Entertainment Weekly provides the very first official look at Frankenweenie, in glorious black and white!
In the article, Tim Burton also spoke fondly of a childhood dog, and how it might have influenced his original short film and its new feature-length update.
“It’s such an unconditional relationship,” Burton recalls. “A lot of kids have that experience – I certainly had that experience with a first pet. You’ll probably never have it again in your life in that way, it’s so pure and memorable.”
“His name was Pepe — we lived in a Spanish neighborhood,” Burton recalls. “Our dog had this thing called distemper, and wasn’t supposed to live more than a couple of years. He lived much longer than that, which kind of fed into this Frankenstein mythology as well.”
What kind of dog was Pepe? “It was a mix, kind of a mutt, with a bit of terrier, and a bit of something else,” Burton says. “I don’t know what it was. It was kind of a mixture.”
Sparky, the main character of the film, may look a bit freakish once he gets his stitches, but the story is more simple and heartfelt than outlandishly macabre. “It just tries to keep that idea of a very, simple pure relationship,” Burton says. What’s more pure than the story of a kid and his first pet?

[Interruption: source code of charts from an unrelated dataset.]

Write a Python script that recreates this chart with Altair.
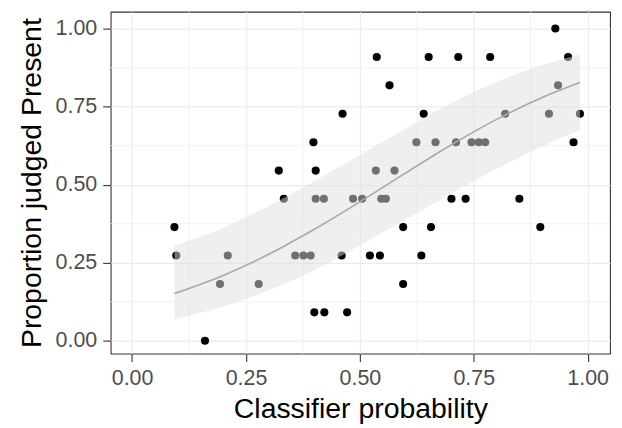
import altair as alt
import pandas as pd

# Observed points (classifier probability, proportion judged present)
pt_x = [0.929,
        0.537, 0.651, 0.716, 0.786, 0.957,
        0.565, 0.935,
        0.462, 0.640, 0.819, 0.915, 0.983,
        0.398, 0.969, 0.624, 0.666, 0.711, 0.745, 0.761, 0.775,
        0.322, 0.403, 0.535, 0.576,
        0.333, 0.403, 0.421, 0.485, 0.505, 0.547, 0.557, 0.701, 0.732, 0.850,
        0.093, 0.595, 0.656, 0.896,
        0.097, 0.210, 0.358, 0.376, 0.392, 0.460, 0.522, 0.544, 0.635,
        0.193, 0.278, 0.595,
        0.400, 0.422, 0.472,
        0.160]
pt_y = [1.000,
        0.909, 0.909, 0.909, 0.909, 0.909,
        0.818, 0.818,
        0.727, 0.727, 0.727, 0.727, 0.727,
        0.636, 0.636, 0.636, 0.636, 0.636, 0.636, 0.636, 0.636,
        0.545, 0.545, 0.545, 0.545,
        0.455, 0.455, 0.455, 0.455, 0.455, 0.455, 0.455, 0.455, 0.455, 0.455,
        0.364, 0.364, 0.364, 0.364,
        0.273, 0.273, 0.273, 0.273, 0.273, 0.273, 0.273, 0.273, 0.273,
        0.182, 0.182, 0.182,
        0.091, 0.091, 0.091,
        0.000]

# Smoothed fit and its confidence band
fit_x = [0.093, 0.2, 0.3, 0.4, 0.5, 0.6, 0.7, 0.8, 0.9, 0.983]
fit_y = [0.151, 0.209, 0.277, 0.357, 0.445, 0.537, 0.627, 0.709, 0.779, 0.827]
fit_lo = [0.070, 0.110, 0.162, 0.227, 0.305, 0.388, 0.471, 0.551, 0.622, 0.675]
fit_hi = [0.305, 0.362, 0.432, 0.511, 0.595, 0.680, 0.761, 0.829, 0.883, 0.917]

major_ticks = [0, 0.25, 0.5, 0.75, 1.0]
minor_ticks = [0.125, 0.375, 0.625, 0.875]

pts = pd.DataFrame({"x": pt_x, "y": pt_y})
fit = pd.DataFrame({"x": fit_x, "y": fit_y, "lo": fit_lo, "hi": fit_hi})
minor = pd.DataFrame({"v": minor_ticks})

XT = "Classifier probability"
YT = "Proportion judged Present"
xs = alt.Scale(domain=[-0.047, 1.049], nice=False, zero=False)
ys = alt.Scale(domain=[-0.041, 1.054], nice=False, zero=False)
xa = alt.Axis(values=major_ticks, format=".2f")
ya = alt.Axis(values=major_ticks, format=".2f")

minor_v = alt.Chart(minor).mark_rule(color="#efefef", strokeWidth=0.8).encode(
    x=alt.X("v:Q", scale=xs, axis=xa, title=XT))
minor_h = alt.Chart(minor).mark_rule(color="#efefef", strokeWidth=0.8).encode(
    y=alt.Y("v:Q", scale=ys, axis=ya, title=YT))

points = alt.Chart(pts).mark_circle(size=66, color="black", opacity=1).encode(
    x=alt.X("x:Q", scale=xs, axis=xa, title=XT),
    y=alt.Y("y:Q", scale=ys, axis=ya, title=YT))

band = alt.Chart(fit).mark_area(color="#e0e0e0", opacity=0.5, interpolate="monotone").encode(
    x=alt.X("x:Q", scale=xs, axis=xa, title=XT),
    y=alt.Y("lo:Q", scale=ys, axis=ya, title=YT),
    y2="hi:Q")

line = alt.Chart(fit).mark_line(color="#a9a9a9", strokeWidth=1.6, interpolate="monotone").encode(
    x=alt.X("x:Q", scale=xs, axis=xa, title=XT),
    y=alt.Y("y:Q", scale=ys, axis=ya, title=YT))

chart = alt.layer(minor_v, minor_h, points, band, line).properties(
    width=501, height=343,
    autosize=alt.AutoSizeParams(type="none"),
    padding={"left": 103, "top": 3, "right": 4, "bottom": 78},
).configure_view(
    stroke="#333333", strokeWidth=1.1
).configure_axis(
    domain=False,
    grid=True, gridColor="#ebebeb", gridWidth=1.1,
    tickColor="#333333", tickSize=8, tickWidth=1.1,
    labelFont="Liberation Sans", labelFontSize=21.5, labelColor="#4d4d4d", labelPadding=6,
    titleFont="Liberation Sans", titleFontSize=28.5, titleFontWeight="normal", titleColor="black",
).configure_axisX(titlePadding=6).configure_axisY(titlePadding=9)

chart.save("out.html", embed_options={"renderer": "svg", "actions": False})
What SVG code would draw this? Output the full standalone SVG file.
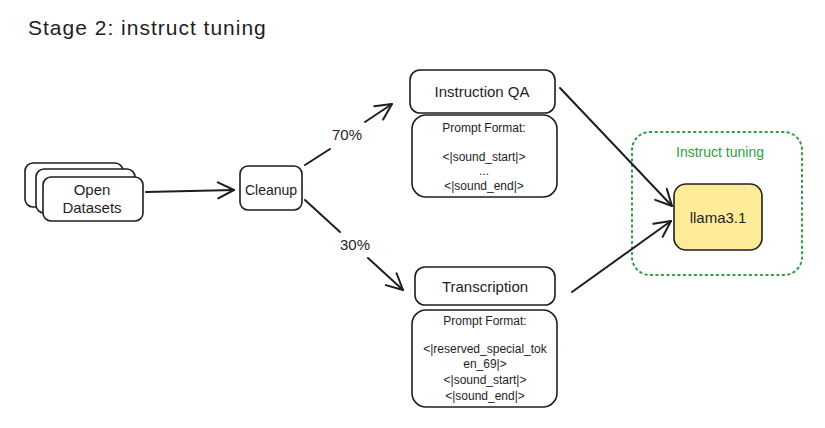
<svg xmlns="http://www.w3.org/2000/svg" width="825" height="428" viewBox="0 0 825 428">
<defs>
<marker id="arr" viewBox="0 0 20 20" refX="18" refY="10" markerWidth="20" markerHeight="20" markerUnits="userSpaceOnUse" orient="auto">
<path d="M2,2 L18,10 L2,18" fill="none" stroke="#1e1e1e" stroke-width="2" stroke-linecap="round" stroke-linejoin="round"/>
</marker>
</defs>
<style>
.box{fill:#ffffff;stroke:#1e1e1e;stroke-width:1.6}
.t{font-family:"Liberation Sans",Arial,sans-serif;fill:#1e1e1e;text-anchor:middle}
.m{font-size:15px}
.s{font-size:12px}
.edge{fill:none;stroke:#1e1e1e;stroke-width:2;stroke-linecap:round}
</style>
<rect width="825" height="428" fill="#ffffff"/>
<text x="28" y="35" style="font-family:'Liberation Sans',Arial,sans-serif;font-size:21px;letter-spacing:1px;fill:#1e1e1e">Stage 2: instruct tuning</text>

<g id="open-datasets">
<rect class="box" x="25" y="163" width="98" height="44" rx="8"/>
<rect class="box" x="36" y="169" width="99" height="44" rx="8"/>
<rect class="box" x="43" y="177" width="100" height="44" rx="8"/>
<text class="t m" x="92" y="195">Open</text>
<text class="t m" x="92" y="213">Datasets</text>
</g>

<g id="cleanup">
<rect class="box" x="240" y="166" width="62" height="44" rx="8"/>
<text class="t" x="271" y="195" style="font-size:14px">Cleanup</text>
</g>

<g id="instruction-qa">
<rect class="box" x="410" y="70" width="145" height="43" rx="10"/>
<text class="t m" x="482" y="97">Instruction QA</text>
</g>
<g id="instruction-qa-prompt">
<rect class="box" x="412" y="115" width="145" height="82" rx="14"/>
<text class="t s" x="484" y="132">Prompt Format:</text>
<text class="t s" x="484" y="161">&lt;|sound_start|&gt;</text>
<text class="t s" x="484" y="175">...</text>
<text class="t s" x="484" y="190">&lt;|sound_end|&gt;</text>
</g>

<g id="transcription">
<rect class="box" x="415" y="267" width="140" height="38" rx="10"/>
<text class="t m" x="485" y="292">Transcription</text>
</g>
<g id="transcription-prompt">
<rect class="box" x="412" y="310" width="145" height="97" rx="14"/>
<text class="t s" x="485" y="325">Prompt Format:</text>
<text class="t s" x="485" y="353">&lt;|reserved_special_tok</text>
<text class="t s" x="485" y="368">en_69|&gt;</text>
<text class="t s" x="485" y="384">&lt;|sound_start|&gt;</text>
<text class="t s" x="485" y="400">&lt;|sound_end|&gt;</text>
</g>

<g id="instruct-tuning">
<rect x="632" y="132" width="170" height="143" rx="18" fill="none" stroke="#2f9e44" stroke-width="2" stroke-dasharray="1.5 4" stroke-linecap="round"/>
<text x="720" y="157" style="font-family:'Liberation Sans',Arial,sans-serif;font-size:14px;fill:#2f9e44;text-anchor:middle">Instruct tuning</text>
</g>

<g id="llama">
<rect x="674" y="184" width="88" height="66" rx="12" fill="#ffec99" stroke="#1e1e1e" stroke-width="1.6"/>
<text class="t m" x="718" y="223">llama3.1</text>
</g>

<g id="connectors">
<line class="edge" x1="146" y1="192" x2="234" y2="190" marker-end="url(#arr)"/>
<line class="edge" x1="305" y1="165" x2="330" y2="149"/>
<line class="edge" x1="365" y1="122" x2="392" y2="104" marker-end="url(#arr)"/>
<line class="edge" x1="305" y1="200" x2="340" y2="232"/>
<line class="edge" x1="368" y1="258" x2="403" y2="290" marker-end="url(#arr)"/>
<line class="edge" x1="560" y1="88" x2="672" y2="206" marker-end="url(#arr)"/>
<line class="edge" x1="572" y1="292" x2="671" y2="221" marker-end="url(#arr)"/>
<text class="t m" x="347" y="140">70%</text>
<text class="t m" x="355" y="250">30%</text>
</g>
</svg>
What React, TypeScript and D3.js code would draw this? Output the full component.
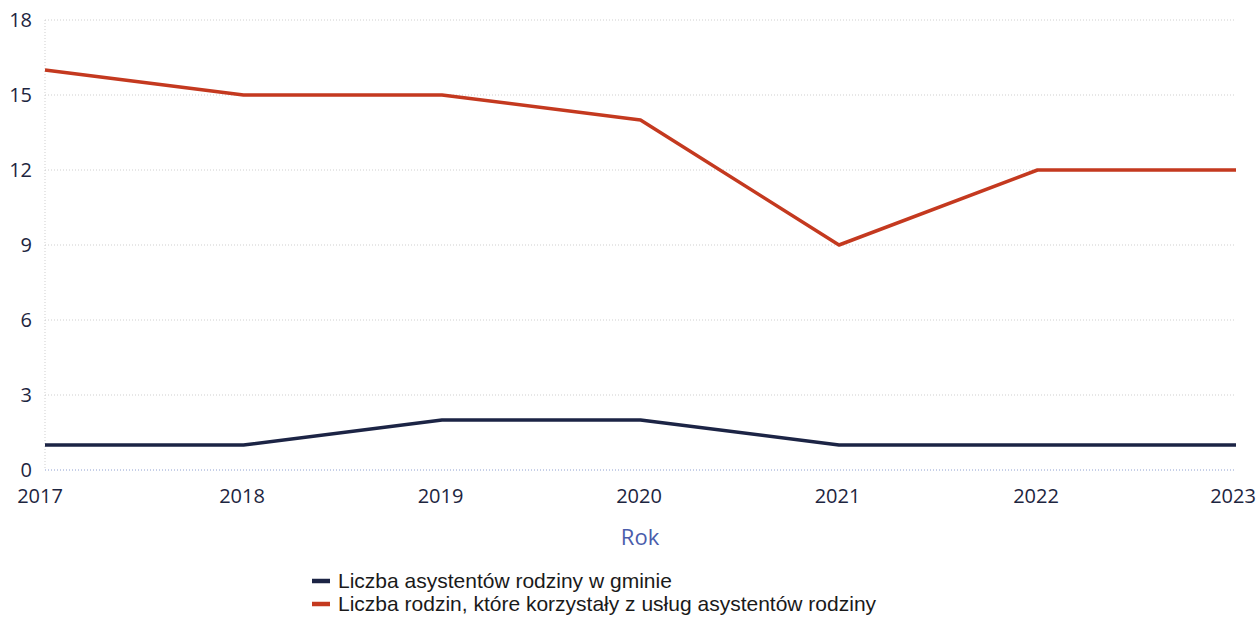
import React from "react";
import * as d3 from "d3";

const years = ["2017", "2018", "2019", "2020", "2021", "2022", "2023"];
const assistants = [1, 1, 2, 2, 1, 1, 1];
const families = [16, 15, 15, 14, 9, 12, 12];
const yTicks = [0, 3, 6, 9, 12, 15, 18];
const seriesNames = [
  "Liczba asystentów rodziny w gminie",
  "Liczba rodzin, które korzystały z usług asystentów rodziny",
];
const colors = ["#1c2445", "#c4391f"];

export default function App() {
  const W = 1260, H = 618;
  const x = d3.scalePoint<string>().domain(years).range([45, 1236]);
  const y = d3.scaleLinear().domain([0, 18]).range([470, 20]);
  const line = d3.line<number>().x((_, i) => x(years[i])!).y((d) => y(d));
  const series = [assistants, families];
  const tickColor = "#1d2540";
  const labelX = (i: number) => {
    const px = x(years[i])!;
    if (i === 0) return px - 5;
    if (i === years.length - 1) return px - 3;
    return px - 1.5;
  };
  return (
    <svg width={W} height={H} style={{ position: "absolute", left: 0, top: 0, background: "#fff" }}>
      {yTicks.map((t) => (
        <g key={t}>
          <line x1={45} x2={1236} y1={y(t)} y2={y(t)}
            stroke={t === 0 ? "#8e9fd0" : "#cfcfcf"} strokeWidth={1} strokeDasharray="1,2" />
          <text x={32} y={y(t)} dy="0.35em" textAnchor="end" fontFamily="Open Sans" fontSize={20} fill={tickColor}>{t}</text>
        </g>
      ))}
      <line x1={45} x2={45} y1={20} y2={470} stroke="#cfcfcf" strokeDasharray="1,2" />
      {years.map((yr, i) => (
        <text key={yr} x={labelX(i)} y={503} textAnchor="middle" fontFamily="Open Sans" fontSize={20} fill={tickColor}>{yr}</text>
      ))}
      <text x={640} y={545} textAnchor="middle" fontFamily="Open Sans" fontSize={22} fill="#4a5cab">Rok</text>
      {series.map((s, i) => (
        <path key={i} d={line(s)!} fill="none" stroke={colors[i]} strokeWidth={3.5} strokeLinejoin="round" />
      ))}
      {seriesNames.map((n, i) => (
        <g key={n} transform={`translate(312, ${581 + i * 23})`}>
          <line x1={0} x2={18} y1={0} y2={0} stroke={colors[i]} strokeWidth={4.5} />
          <text x={26} y={0} dy="0.35em" fontFamily="Liberation Sans" fontSize={21} fill="#1a1a1a">{n}</text>
        </g>
      ))}
    </svg>
  );
}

“Mix that with the Frankenstein myth,” Burton adds with a chuckle, “and it causes problems.” But the big beating heart in the story (apart from the re-animated one inside Frankenweenie’s chest) is the sad fact that we all outlive those four-legged pals from our childhood, and goodbye can be a painful thing. The idea of bringing a lost friend back to life? “It has its good side and repercussions,” Burton says. “Ultimately, we try to go with the slightly more positive aspects of keeping that [boy-and-his-dog] relationship going.”
2 comments:
whoa, very cool. can't wait to see what the animation looks like. its awesome Tim actually got to do it in black and white.
I'm just.....speechless.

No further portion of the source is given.